START

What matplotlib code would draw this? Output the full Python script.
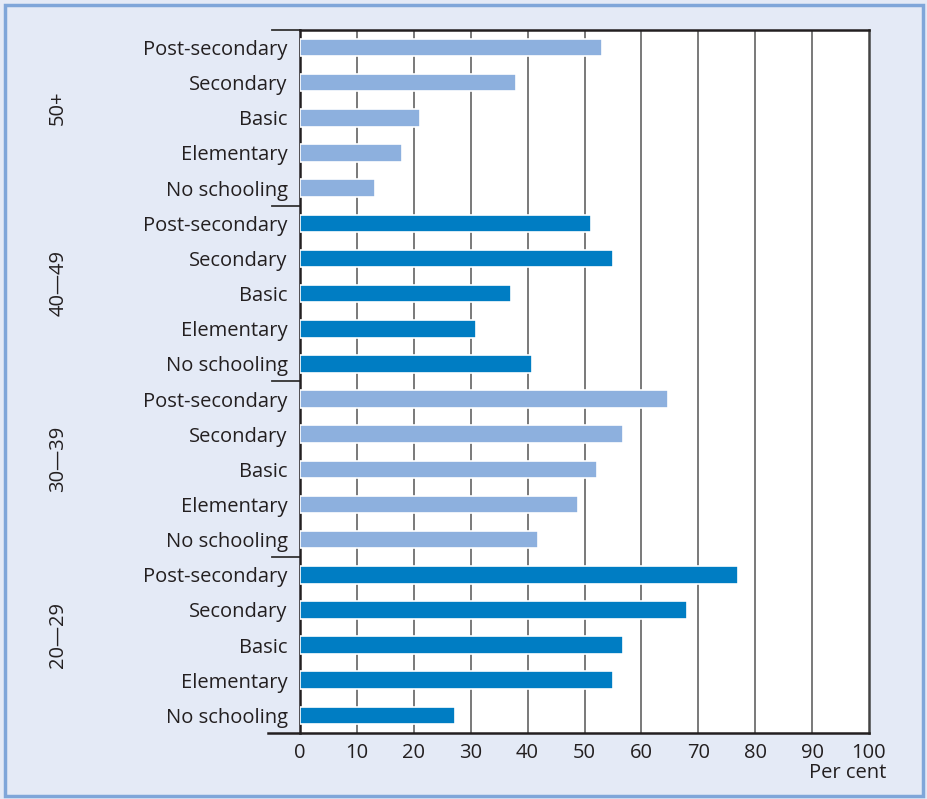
import matplotlib.pyplot as plt
from matplotlib.patches import Rectangle
import matplotlib.transforms as mtransforms

plt.rcParams['font.family'] = ['Open Sans', 'DejaVu Sans']

# data, bottom group first (20-29), within group bottom-up
levels = ["No schooling", "Elementary", "Basic", "Secondary", "Post-secondary"]
groups = ["20\u201429", "30\u201439", "40\u201449", "50+"]
vals_20_29 = [27.2, 55, 56.8, 68, 77]
vals_30_39 = [41.8, 48.9, 52.2, 56.8, 64.7]
vals_40_49 = [40.8, 31, 37, 55, 51.1]
vals_50_plus = [13.2, 17.9, 21, 38, 53.1]
all_vals = [vals_20_29, vals_30_39, vals_40_49, vals_50_plus]
group_colors = ["#007dc3", "#8db0de", "#007dc3", "#8db0de"]
xticks = list(range(0, 101, 10))

fig = plt.figure(figsize=(9.28, 7.99), dpi=100)
fig.patch.set_facecolor("#e4eaf6")
fig.patches.append(Rectangle((0.005, 0.004), 0.99, 0.99, transform=fig.transFigure,
                             fill=False, edgecolor="#7fa6d9", linewidth=2.5))

ax = fig.add_axes([0.3233, 0.0826, 0.6131, 0.8799])
ax.set_facecolor("white")

trans = mtransforms.blended_transform_factory(ax.transAxes, ax.transData)

ypos = []
labels = []
for g, vals in enumerate(all_vals):
    ys = [g * 5 + i for i in range(5)]
    ax.barh(ys, vals, height=0.5, color=group_colors[g], edgecolor="white",
            linewidth=1.2, zorder=3)
    ypos += ys
    labels += levels
    ax.text(-0.425, g * 5 + 2.3, groups[g], transform=trans,
            rotation=90, ha="center", va="center", fontsize=14.5, color="#231f20")

for x in xticks[1:-1]:
    ax.axvline(x, color="#555555", linewidth=1.1, zorder=1)

ax.set_xlim(0, 100)
ax.set_ylim(-0.5, 19.5)
ax.set_yticks(ypos)
ax.set_yticklabels(labels, fontsize=14.5, color="#231f20")
ax.set_xticks(xticks)
ax.set_xticklabels([str(x) for x in xticks], fontsize=14.5, color="#231f20")
ax.tick_params(axis="y", length=0, pad=9)
ax.tick_params(axis="x", length=0, pad=7)

for side in ["left", "top", "right", "bottom"]:
    ax.spines[side].set_color("#231f20")
    ax.spines[side].set_linewidth(1.8)
ax.spines["right"].set_color("#444444")
ax.spines["bottom"].set_bounds(-5.6, 100)
ax.spines["bottom"].set_clip_on(False)

# group separators left of the axis
for yb in [4.5, 9.5, 14.5, 19.5]:
    ax.plot([-0.049, 0], [yb, yb], transform=trans, color="#333333",
            linewidth=1.3, clip_on=False)

ax.text(1.03, -0.043, "Per cent", transform=ax.transAxes, ha="right", va="top",
        fontsize=14.5, color="#231f20")

fig.savefig("out.png", dpi=100, facecolor=fig.get_facecolor())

END

■ EXERCISE BRIEF
Exactly reproduce the run of lines from the start of the listing through the line with "plt.rcParams['font.family'] = ['Open", inclusive; pictures are not copied.

■ RIGHT ANSWER
What matplotlib code would draw this? Output the full Python script.
import matplotlib.pyplot as plt
from matplotlib.patches import Rectangle
import matplotlib.transforms as mtransforms

plt.rcParams['font.family'] = ['Open Sans', 'DejaVu Sans']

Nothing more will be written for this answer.